(Supplied information):

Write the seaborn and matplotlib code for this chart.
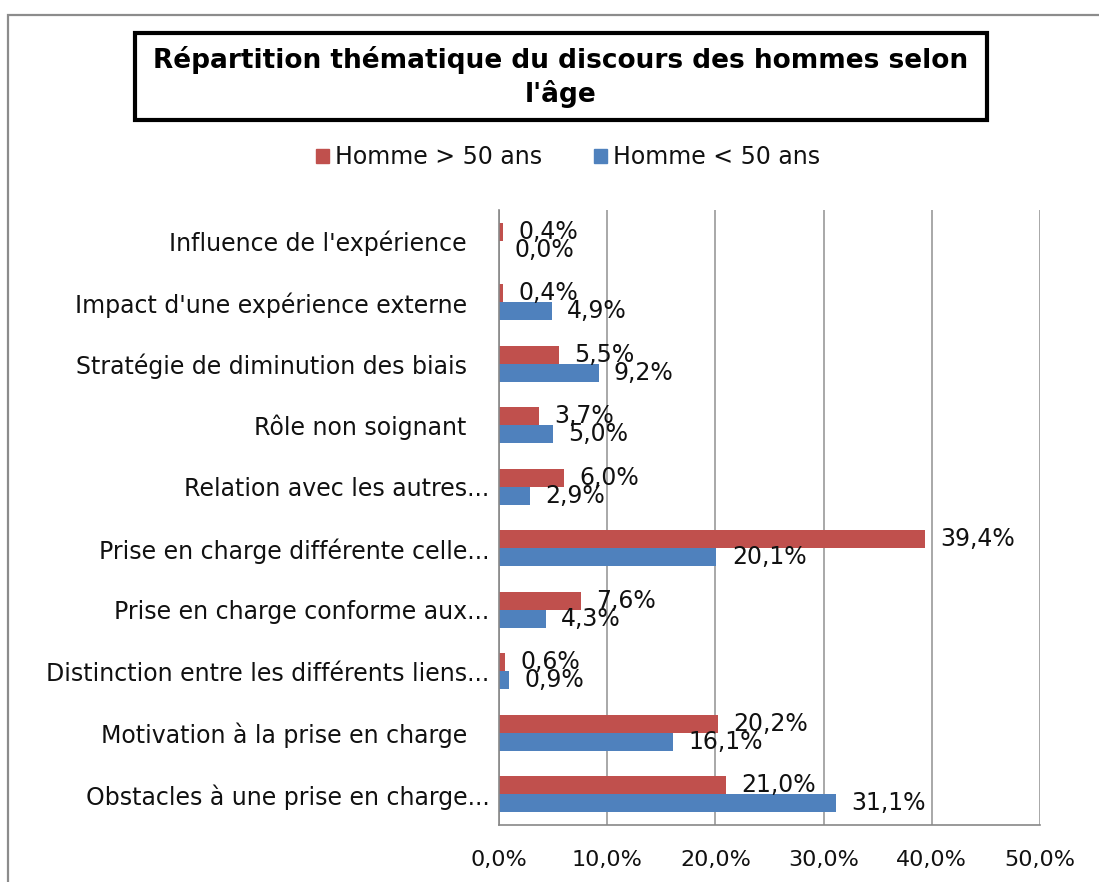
import pandas as pd
import seaborn as sns
import matplotlib.pyplot as plt
from matplotlib.patches import Rectangle

categories = [
    "Influence de l'expérience",
    "Impact d'une expérience externe",
    "Stratégie de diminution des biais",
    "Rôle non soignant",
    "Relation avec les autres...",
    "Prise en charge différente celle...",
    "Prise en charge conforme aux...",
    "Distinction entre les différents liens...",
    "Motivation à la prise en charge",
    "Obstacles à une prise en charge...",
]
over_50 = [0.4, 0.4, 5.5, 3.7, 6.0, 39.4, 7.6, 0.6, 20.2, 21.0]
under_50 = [0.0, 4.9, 9.2, 5.0, 2.9, 20.1, 4.3, 0.9, 16.1, 31.1]
series = ["Homme > 50 ans", "Homme < 50 ans"]
colors = ["#C0504D", "#4F81BD"]
xticks = [0, 10, 20, 30, 40, 50]

df = pd.DataFrame({
    "cat": categories * 2,
    "val": over_50 + under_50,
    "grp": [series[0]] * len(categories) + [series[1]] * len(categories),
})

sns.set_style("white")
plt.rcParams["font.family"] = ["DejaVu Sans"]
plt.rcParams["text.color"] = "#111111"
plt.rcParams["xtick.color"] = "#888888"
plt.rcParams["xtick.labelcolor"] = "#111111"
plt.rcParams["ytick.labelcolor"] = "#111111"

fig = plt.figure(figsize=(10.99, 8.82), dpi=100)
ax = fig.add_axes([499 / 1099, 1 - 825 / 882, (1040 - 499) / 1099, (825 - 210) / 882])

sns.barplot(data=df, x="val", y="cat", hue="grp", hue_order=series,
            palette=colors, orient="h", width=0.58, dodge=True,
            saturation=1, linewidth=0, ax=ax, legend=False)

for cont, vals in zip(ax.containers, [over_50, under_50]):
    ax.bar_label(cont, labels=[f"{v:.1f}%".replace(".", ",") for v in vals],
                 padding=11, fontsize=17, color="#111111")

ax.set_xlim(0, 50)
ax.set_ylim(len(categories) - 0.5, -0.5)
ax.set_xticks(xticks)
ax.set_xticklabels([f"{t:.1f}%".replace(".", ",") for t in xticks], fontsize=16)
ax.set_yticks(range(len(categories)))
ax.set_yticklabels([c if c.endswith("...") else c + "   " for c in categories],
                   fontsize=17)
ax.set_xlabel("")
ax.set_ylabel("")
ax.tick_params(axis="y", which="major", length=0, pad=7)
ax.set_yticks([i - 0.5 for i in range(len(categories) + 1)], minor=True)
ax.tick_params(axis="y", which="minor", length=7, color="#888888", width=1.2)
ax.tick_params(axis="x", which="major", length=7, color="#888888", width=1.2, pad=11)
ax.grid(axis="x", color="#999999", linewidth=1.2)
ax.set_axisbelow(True)
for s in ["top", "right"]:
    ax.spines[s].set_visible(False)
for s in ["left", "bottom"]:
    ax.spines[s].set_color("#888888")
    ax.spines[s].set_linewidth(1.2)

# outer chart border
fig.patches.append(Rectangle((8 / 1099, -0.2), 1.3, 1.2 - 15 / 882,
                             transform=fig.transFigure, fill=False,
                             edgecolor="#8c8c8c", linewidth=1.6))

# title box
fig.patches.append(Rectangle((135 / 1099, 1 - 120 / 882), (987 - 135) / 1099, 87 / 882,
                             transform=fig.transFigure, fill=False,
                             edgecolor="black", linewidth=3))
fig.text(561 / 1099, 1 - 77 / 882,
         "Répartition thématique du discours des hommes selon\nl'âge",
         ha="center", va="center", fontsize=19, fontweight="bold",
         linespacing=1.25, color="black")

handles = [Rectangle((0, 0), 1, 1, color=c) for c in colors]
fig.legend(handles, series, loc="center", bbox_to_anchor=(568 / 1099, 1 - 157 / 882),
           ncol=2, frameon=False, fontsize=17, handlelength=0.55, handleheight=0.55,
           handletextpad=0.25, columnspacing=2.2)

fig.savefig("out.png", dpi=100)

(Required work): Write out exactly the lines between the start of the data and the line with "from matplotlib.patches import Rectangle", including both, but none of the pictures.

(Reply to the task):
Write the seaborn and matplotlib code for this chart.
import pandas as pd
import seaborn as sns
import matplotlib.pyplot as plt
from matplotlib.patches import Rectangle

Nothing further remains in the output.